━━━━━ Extracted data ━━━━━

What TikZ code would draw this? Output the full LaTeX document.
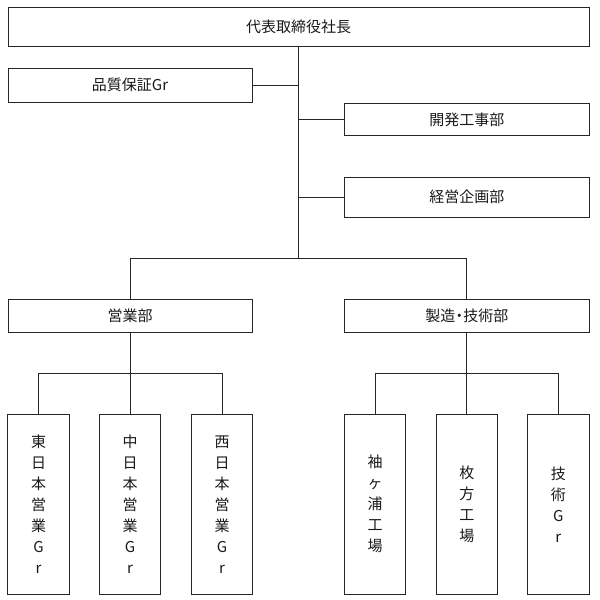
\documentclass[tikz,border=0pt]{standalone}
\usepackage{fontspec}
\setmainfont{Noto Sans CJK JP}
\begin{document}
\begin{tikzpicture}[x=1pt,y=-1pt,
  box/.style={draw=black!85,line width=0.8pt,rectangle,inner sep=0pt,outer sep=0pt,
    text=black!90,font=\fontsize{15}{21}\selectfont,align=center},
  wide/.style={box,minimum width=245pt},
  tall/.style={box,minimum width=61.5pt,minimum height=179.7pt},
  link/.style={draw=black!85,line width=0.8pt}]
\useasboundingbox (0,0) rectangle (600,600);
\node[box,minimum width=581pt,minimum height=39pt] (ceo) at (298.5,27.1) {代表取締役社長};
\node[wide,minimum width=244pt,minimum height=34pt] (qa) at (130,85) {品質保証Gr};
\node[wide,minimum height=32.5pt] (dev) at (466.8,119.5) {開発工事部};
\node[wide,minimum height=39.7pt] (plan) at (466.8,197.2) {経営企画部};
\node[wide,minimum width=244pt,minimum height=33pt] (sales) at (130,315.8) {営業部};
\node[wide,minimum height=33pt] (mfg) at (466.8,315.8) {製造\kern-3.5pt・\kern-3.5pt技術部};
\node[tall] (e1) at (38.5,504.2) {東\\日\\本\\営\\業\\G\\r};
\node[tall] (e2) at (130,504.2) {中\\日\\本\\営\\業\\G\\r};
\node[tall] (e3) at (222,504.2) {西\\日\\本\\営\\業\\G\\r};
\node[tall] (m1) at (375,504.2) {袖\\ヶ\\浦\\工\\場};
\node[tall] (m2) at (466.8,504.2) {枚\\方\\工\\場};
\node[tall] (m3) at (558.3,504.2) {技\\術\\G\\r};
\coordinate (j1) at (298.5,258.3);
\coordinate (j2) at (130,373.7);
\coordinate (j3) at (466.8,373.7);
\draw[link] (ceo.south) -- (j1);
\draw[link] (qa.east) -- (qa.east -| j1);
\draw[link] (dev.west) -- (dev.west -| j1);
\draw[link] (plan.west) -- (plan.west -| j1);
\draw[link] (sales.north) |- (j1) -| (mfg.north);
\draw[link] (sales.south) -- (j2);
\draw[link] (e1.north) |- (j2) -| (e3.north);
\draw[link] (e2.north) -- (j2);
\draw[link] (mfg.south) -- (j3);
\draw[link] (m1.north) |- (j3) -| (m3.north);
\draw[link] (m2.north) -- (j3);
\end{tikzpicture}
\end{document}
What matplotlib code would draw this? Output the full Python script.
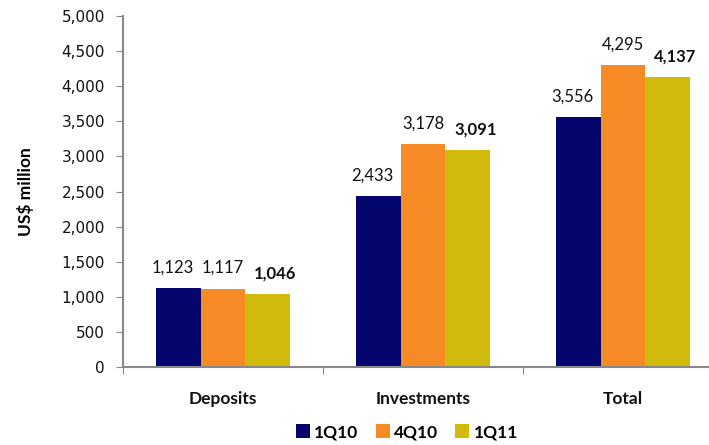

━━━━━

Request => Write out the listing above exactly as it stands, pictures excluded.

Exercise result =>
What TikZ code would draw this? Output the full LaTeX document.
\documentclass[tikz,border=0pt]{standalone}
\usepackage{fontspec}
\setmainfont{Noto Sans CJK JP}
\begin{document}
\begin{tikzpicture}[x=1pt,y=-1pt,
  box/.style={draw=black!85,line width=0.8pt,rectangle,inner sep=0pt,outer sep=0pt,
    text=black!90,font=\fontsize{15}{21}\selectfont,align=center},
  wide/.style={box,minimum width=245pt},
  tall/.style={box,minimum width=61.5pt,minimum height=179.7pt},
  link/.style={draw=black!85,line width=0.8pt}]
\useasboundingbox (0,0) rectangle (600,600);
\node[box,minimum width=581pt,minimum height=39pt] (ceo) at (298.5,27.1) {代表取締役社長};
\node[wide,minimum width=244pt,minimum height=34pt] (qa) at (130,85) {品質保証Gr};
\node[wide,minimum height=32.5pt] (dev) at (466.8,119.5) {開発工事部};
\node[wide,minimum height=39.7pt] (plan) at (466.8,197.2) {経営企画部};
\node[wide,minimum width=244pt,minimum height=33pt] (sales) at (130,315.8) {営業部};
\node[wide,minimum height=33pt] (mfg) at (466.8,315.8) {製造\kern-3.5pt・\kern-3.5pt技術部};
\node[tall] (e1) at (38.5,504.2) {東\\日\\本\\営\\業\\G\\r};
\node[tall] (e2) at (130,504.2) {中\\日\\本\\営\\業\\G\\r};
\node[tall] (e3) at (222,504.2) {西\\日\\本\\営\\業\\G\\r};
\node[tall] (m1) at (375,504.2) {袖\\ヶ\\浦\\工\\場};
\node[tall] (m2) at (466.8,504.2) {枚\\方\\工\\場};
\node[tall] (m3) at (558.3,504.2) {技\\術\\G\\r};
\coordinate (j1) at (298.5,258.3);
\coordinate (j2) at (130,373.7);
\coordinate (j3) at (466.8,373.7);
\draw[link] (ceo.south) -- (j1);
\draw[link] (qa.east) -- (qa.east -| j1);
\draw[link] (dev.west) -- (dev.west -| j1);
\draw[link] (plan.west) -- (plan.west -| j1);
\draw[link] (sales.north) |- (j1) -| (mfg.north);
\draw[link] (sales.south) -- (j2);
\draw[link] (e1.north) |- (j2) -| (e3.north);
\draw[link] (e2.north) -- (j2);
\draw[link] (mfg.south) -- (j3);
\draw[link] (m1.north) |- (j3) -| (m3.north);
\draw[link] (m2.north) -- (j3);
\end{tikzpicture}
\end{document}
What matplotlib code would draw this? Output the full Python script.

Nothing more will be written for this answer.